South Africa are thirsting to lift both their world ranking (fifth) and to boost their World Test Championship standing, with the chance to move up to second if they sweep the two-Test series.
But the main talking point for New Zealand captains Tom Latham and South African counterpart Dean Elgar on Wednesday was the bowl-first reputation of the lush Hagley Oval surface.
It will be South Africa's first outing on the Christchurch strip where both Tests of the series will be played.
New Zealand boast an enviable record of seven wins, one defeat and one draw on a wicket that always seems to suit their swing and seam attack.
"It presents opportunities to score runs but also presents opportunities for bowlers with a bit of pace and bounce and a bit of assistance off the wicket," New Zealand skipper Latham said.
"We've played some really good cricket at home now for a long period and I know if we can adapt to the wicket, adapt to the surface, then hopefully we'll give ourselves a good chance of being on the right side."
New Zealand go into the Test on a high after thrashing Bangladesh by an innings and eight wickets on the same ground a month ago and Latham said they have been focusing on their poor record against South Africa who they have beaten just four times in 45 Tests.

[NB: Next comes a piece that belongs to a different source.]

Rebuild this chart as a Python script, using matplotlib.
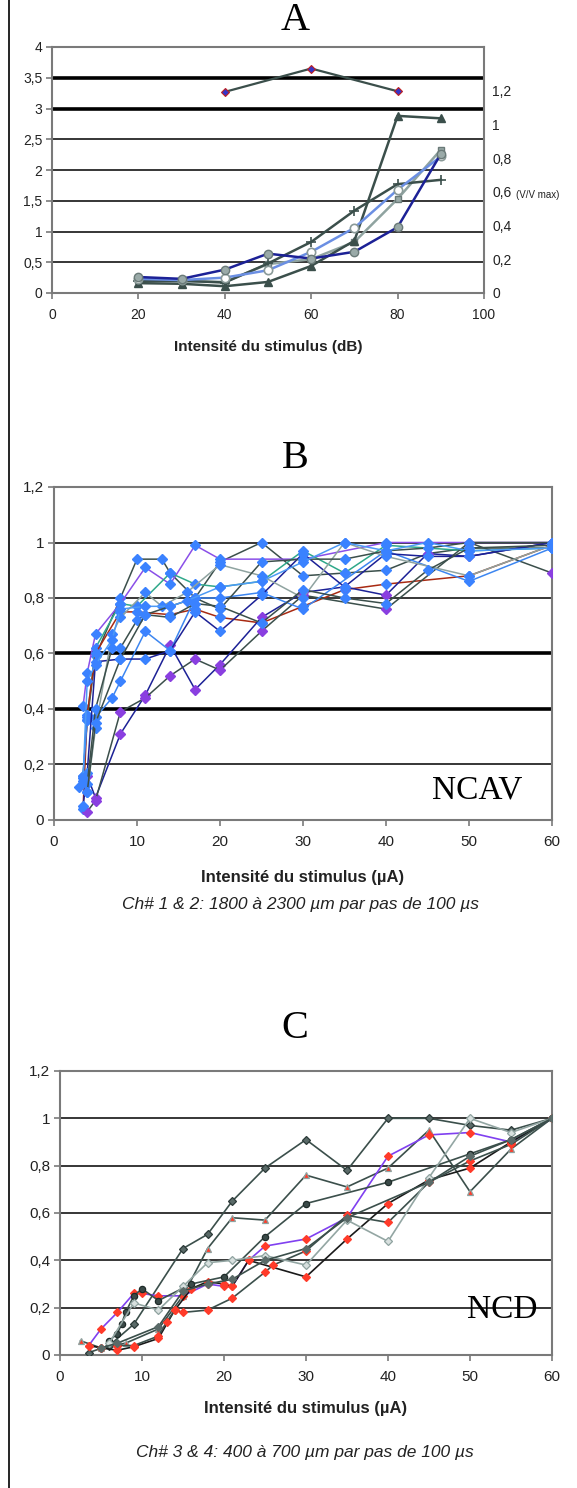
import matplotlib
matplotlib.use("Agg")
import matplotlib.pyplot as plt
from matplotlib.ticker import FuncFormatter

plt.rcParams.update({"font.family": ["Liberation Sans", "DejaVu Sans"], "font.size": 9})

W, H = 577, 1488
SLATE, NAVY, CORN, LGRAY = "#3b4f4b", "#1c2196", "#6b8fe3", "#8fa3a0"
BLUE_M, PURP_M, RED_M = "#3a82ff", "#8a3fe0", "#ff3b2a"
AX_GRAY = "#7a7a7a"

# ---- panel A data (left axis units) ----
a_top_x = [40, 60, 80]
a_top_y = [3.27, 3.65, 3.28]
a_x = [20, 30, 40, 50, 60, 70, 80, 90]
a_navy = [0.26, 0.23, 0.38, 0.64, 0.56, 0.67, 1.07, 2.26]
a_corn = [0.23, 0.21, 0.25, 0.37, 0.67, 1.06, 1.68, 2.22]
a_gray = [0.21, 0.19, 0.18, 0.47, 0.55, 0.83, 1.53, 2.33]
a_plus = [0.19, 0.2, 0.17, 0.48, 0.83, 1.34, 1.77, 1.84]
a_tri = [0.16, 0.15, 0.11, 0.18, 0.44, 0.85, 2.88, 2.84]
a_right_ticks = [0, 0.2, 0.4, 0.6, 0.8, 1, 1.2]

# ---- panel B data ----
b_series = [
    # (line colour, marker colour, x, y)
    (SLATE, BLUE_M, [3.5, 4, 5, 8, 10, 13, 14, 17, 20, 25, 30, 35, 40, 45, 50, 60],
     [0.16, 0.36, 0.59, 0.80, 0.94, 0.94, 0.89, 0.80, 0.93, 1.0, 0.88, 0.89, 0.90, 0.96, 0.98, 0.98]),
    ("#8a4fe8", BLUE_M, [3.5, 4, 5, 8, 11, 14, 17, 20, 30, 40, 60],
     [0.41, 0.53, 0.67, 0.78, 0.91, 0.85, 0.99, 0.94, 0.94, 1.0, 1.0]),
    ("#2fa88a", BLUE_M, [4, 5, 8, 10, 14, 17, 20, 25, 30, 35, 40, 50, 60],
     [0.37, 0.62, 0.78, 0.77, 0.89, 0.85, 0.84, 0.86, 0.97, 0.89, 0.99, 0.97, 0.98]),
    ("#a82a12", BLUE_M, [3.5, 4, 5, 8, 10, 14, 17, 20, 25, 30, 35, 40, 50, 60],
     [0.04, 0.38, 0.60, 0.75, 0.75, 0.74, 0.76, 0.73, 0.71, 0.77, 0.83, 0.85, 0.88, 0.99]),
    (NAVY, PURP_M, [4, 5, 8, 11, 14, 17, 20, 25, 30, 35, 40, 45, 50, 60],
     [0.16, 0.08, 0.31, 0.45, 0.63, 0.47, 0.56, 0.73, 0.82, 0.84, 0.81, 0.96, 0.95, 1.0]),
    (SLATE, PURP_M, [4, 5, 8, 11, 14, 17, 20, 25, 30, 40, 50, 60],
     [0.03, 0.07, 0.39, 0.44, 0.52, 0.58, 0.54, 0.68, 0.81, 0.76, 1.0, 0.89]),
    ("#3d86f0", BLUE_M, [3, 3.5, 4, 5, 7, 8, 11, 14, 17, 20, 25, 30, 40, 50, 60],
     [0.12, 0.16, 0.36, 0.37, 0.44, 0.50, 0.68, 0.61, 0.80, 0.80, 0.82, 0.76, 0.97, 0.86, 0.98]),
    (NAVY, BLUE_M, [3.5, 4, 5, 8, 11, 14, 17, 20, 25, 30, 35, 40, 45, 50, 60],
     [0.05, 0.17, 0.57, 0.58, 0.58, 0.61, 0.75, 0.68, 0.81, 0.96, 0.84, 0.96, 0.95, 0.95, 1.0]),
    (LGRAY, BLUE_M, [3.5, 4, 5, 7, 8, 11, 13, 16, 20, 25, 30, 35, 40, 50, 60],
     [0.14, 0.10, 0.33, 0.67, 0.73, 0.82, 0.77, 0.82, 0.92, 0.88, 0.80, 1.0, 0.95, 0.88, 0.99]),
    (SLATE, BLUE_M, [4, 5, 7, 8, 10, 11, 14, 17, 20, 25, 30, 35, 40, 45, 50, 60],
     [0.13, 0.40, 0.62, 0.62, 0.72, 0.74, 0.77, 0.80, 0.76, 0.93, 0.94, 0.94, 0.97, 0.98, 1.0, 1.0]),
    ("#4c9af5", BLUE_M, [3.5, 4, 5, 7, 8, 11, 14, 16, 20, 25, 30, 35, 40, 45, 50, 60],
     [0.15, 0.50, 0.56, 0.65, 0.76, 0.77, 0.77, 0.79, 0.84, 0.86, 0.93, 1.0, 0.97, 1.0, 0.97, 0.98]),
    (SLATE, BLUE_M, [4, 5, 8, 11, 14, 17, 20, 25, 30, 35, 40, 45, 50, 60],
     [0.10, 0.35, 0.58, 0.74, 0.73, 0.78, 0.77, 0.71, 0.83, 0.80, 0.78, 0.90, 0.98, 0.99]),
]

# ---- panel C data ----
c_series = [
    # (line colour, marker, marker face, marker edge, x, y)
    (SLATE, "D", "#5a6a68", "#2c3a38", [3.5, 6, 9, 15, 18, 21, 25, 30, 35, 40, 45, 50, 55, 60],
     [0.01, 0.04, 0.13, 0.45, 0.51, 0.65, 0.79, 0.91, 0.78, 1.0, 1.0, 0.97, 0.95, 1.0]),
    (SLATE, "^", RED_M, "#8fa3a0", [2.5, 5, 8, 12, 15, 18, 21, 25, 30, 35, 40, 45, 50, 55, 60],
     [0.06, 0.03, 0.05, 0.11, 0.25, 0.45, 0.58, 0.57, 0.76, 0.71, 0.79, 0.95, 0.69, 0.87, 1.0]),
    ("#8040f0", "D", RED_M, RED_M, [3.5, 5, 7, 9, 10, 12, 15, 18, 20, 21, 23, 25, 30, 35, 40, 45, 50, 55, 60],
     [0.04, 0.11, 0.18, 0.26, 0.26, 0.25, 0.25, 0.30, 0.29, 0.29, 0.40, 0.46, 0.49, 0.58, 0.84, 0.93, 0.94, 0.90, 1.0]),
    ("#1a1a1a", "D", RED_M, RED_M, [3.5, 5, 7, 9, 12, 14, 16, 18, 20, 21, 23, 30, 35, 40, 45, 50, 55, 60],
     [0.04, 0.03, 0.02, 0.035, 0.07, 0.19, 0.28, 0.31, 0.30, 0.29, 0.40, 0.33, 0.49, 0.64, 0.74, 0.79, 0.90, 1.0]),
    (SLATE, "D", RED_M, RED_M, [5, 7, 9, 12, 13, 14, 15, 18, 21, 25, 26, 30, 35, 40, 45, 50, 55, 60],
     [0.03, 0.04, 0.04, 0.08, 0.14, 0.19, 0.18, 0.19, 0.24, 0.35, 0.38, 0.44, 0.59, 0.56, 0.73, 0.82, 0.89, 1.0]),
    (SLATE, "o", "#3a4a48", "#1f2b29", [6, 7, 7.5, 8, 9, 10, 12, 16, 20, 25, 30, 40, 50, 55, 60],
     [0.06, 0.09, 0.13, 0.18, 0.25, 0.28, 0.23, 0.30, 0.33, 0.50, 0.64, 0.73, 0.85, 0.91, 1.0]),
    ("#93a6a3", "D", "#d8e0df", "#8fa3a0", [6, 9, 12, 15, 18, 21, 25, 30, 35, 40, 45, 50, 55, 60],
     [0.05, 0.22, 0.19, 0.29, 0.39, 0.40, 0.42, 0.38, 0.57, 0.48, 0.75, 1.0, 0.94, 1.0]),
    (SLATE, "D", "#5a6a68", "#5a6a68", [5, 7, 12, 15, 18, 21, 25, 30, 35, 45, 50, 55, 60],
     [0.03, 0.05, 0.12, 0.27, 0.30, 0.32, 0.40, 0.45, 0.58, 0.73, 0.84, 0.91, 1.0]),
]

comma = FuncFormatter(lambda v, p: f"{v:g}".replace(".", ","))


def box(l, t, r, b):
    return fig.add_axes([l / W, 1 - b / H, (r - l) / W, (b - t) / H])


def style(ax, xmax, xstep, ymax, ystep, thick=(), size=9):
    ax.set_xlim(0, xmax)
    ax.set_ylim(0, ymax)
    ax.set_xticks([i * xstep for i in range(int(round(xmax / xstep)) + 1)])
    ax.set_yticks([round(i * ystep, 2) for i in range(int(round(ymax / ystep)) + 1)])
    ax.xaxis.set_major_formatter(comma)
    ax.yaxis.set_major_formatter(comma)
    ax.tick_params(direction="out", length=4, width=1.2, color=AX_GRAY, labelcolor="#222",
                   labelsize=size, pad=3)
    ax.tick_params(axis="x", pad=7)
    for s in ax.spines.values():
        s.set_color(AX_GRAY)
        s.set_linewidth(1.5)
    for v in ax.get_yticks()[1:-1]:
        ax.axhline(v, color="black", lw=2.6 if round(v, 2) in thick else 1.1, zorder=1)


fig = plt.figure(figsize=(W / 100, H / 100), dpi=100)
fig.add_artist(plt.Line2D([9 / W, 9 / W], [0, 1], color="black", lw=1.2))

# ---------------- A ----------------
axA = box(52, 47, 484, 293)
style(axA, 100, 20, 4, 0.5, thick=(3.0, 3.5), size=10)
axA.plot(a_top_x, a_top_y, color=SLATE, lw=1.6, marker="D", ms=4.5, mfc="#3535c8", mec="#c02020", mew=0.8, zorder=4)
axA.plot(a_x, a_gray, color=LGRAY, lw=1.8, marker="s", ms=5, mfc="#9aaaa8", mec="#6a7a78", zorder=3)
axA.plot(a_x, a_plus, color=SLATE, lw=1.8, marker="+", ms=7, mec=SLATE, mew=1.2, zorder=3)
axA.plot(a_x, a_tri, color=SLATE, lw=1.8, marker="^", ms=6, mfc=SLATE, mec=SLATE, zorder=3)
axA.plot(a_x, a_corn, color=CORN, lw=1.8, marker="o", ms=6, mfc="white", mec="#8a9a98", mew=1.2, zorder=3)
axA.plot(a_x, a_navy, color=NAVY, lw=1.8, marker="o", ms=6, mfc="#9aaaa8", mec="#6a7a78", zorder=3)
axA.set_xlabel("Intensité du stimulus (dB)", fontsize=11, fontweight="bold", color="#222", labelpad=13)
axR = axA.twinx()
axR.set_ylim(0, 4 / 2.74)
axR.set_yticks(a_right_ticks)
axR.yaxis.set_major_formatter(comma)
axR.tick_params(length=0, labelsize=10, labelcolor="#222", pad=6)
for s in axR.spines.values():
    s.set_visible(False)
fig.text(516 / W, 1 - 195 / H, "(V/V max)", fontsize=7, color="#222", va="center")
fig.text(295 / W, 1 - 20 / H, "A", family="Liberation Serif", fontsize=29, ha="center", va="center")

# ---------------- B ----------------
axB = box(54, 487, 552, 820)
style(axB, 60, 10, 1.2, 0.2, thick=(0.4, 0.6), size=11)
for lc, mc, xs, ys in b_series:
    axB.plot(xs, ys, color=lc, lw=1.1, marker="D", ms=5, mfc=mc, mec=mc, zorder=3)
axB.set_xlabel("Intensité du stimulus (µA)", fontsize=12, fontweight="bold", color="#222", labelpad=15)
axB.text(0.94, 0.09, "NCAV", transform=axB.transAxes, family="Liberation Serif", fontsize=24,
         ha="right", va="center")
fig.text(295 / W, 1 - 458 / H, "B", family="Liberation Serif", fontsize=29, ha="center", va="center")
fig.text(301 / W, 1 - 905 / H, "Ch# 1 & 2: 1800 à 2300 µm par pas de 100 µs", fontsize=12.5,
         style="italic", color="#222", ha="center", va="center")

# ---------------- C ----------------
axC = box(60, 1071, 552, 1355)
style(axC, 60, 10, 1.2, 0.2, size=11)
for lc, mk, mf, me, xs, ys in c_series:
    axC.plot(xs, ys, color=lc, lw=1.2, marker=mk, ms=4.5, mfc=mf, mec=me, mew=0.9, zorder=3)
axC.set_xlabel("Intensité du stimulus (µA)", fontsize=12, fontweight="bold", color="#222", labelpad=12)
axC.text(0.97, 0.16, "NCD", transform=axC.transAxes, family="Liberation Serif", fontsize=24,
         ha="right", va="center")
fig.text(295 / W, 1 - 1028 / H, "C", family="Liberation Serif", fontsize=29, ha="center", va="center")
fig.text(305 / W, 1 - 1452 / H, "Ch# 3 & 4: 400 à 700 µm par pas de 100 µs", fontsize=12.5,
         style="italic", color="#222", ha="center", va="center")

fig.savefig("out.png", dpi=100)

South Africa's preparations for coping with the Hagley Oval conditions have been meticulous, right down to pinpointing the best time to score runs.
"Sometimes you can get carried away when you see green grass. You might not execute your skill or line and length because you think the grass is going to do everything," Elgar said.
"From a batting point of view we have to be very strong in our defence and strong in our leave and we've got to set up our batting innings in order for us to score runs later on in the afternoon.
"From what I've experienced in the nets we've had it's been a pretty good competition between bat and ball."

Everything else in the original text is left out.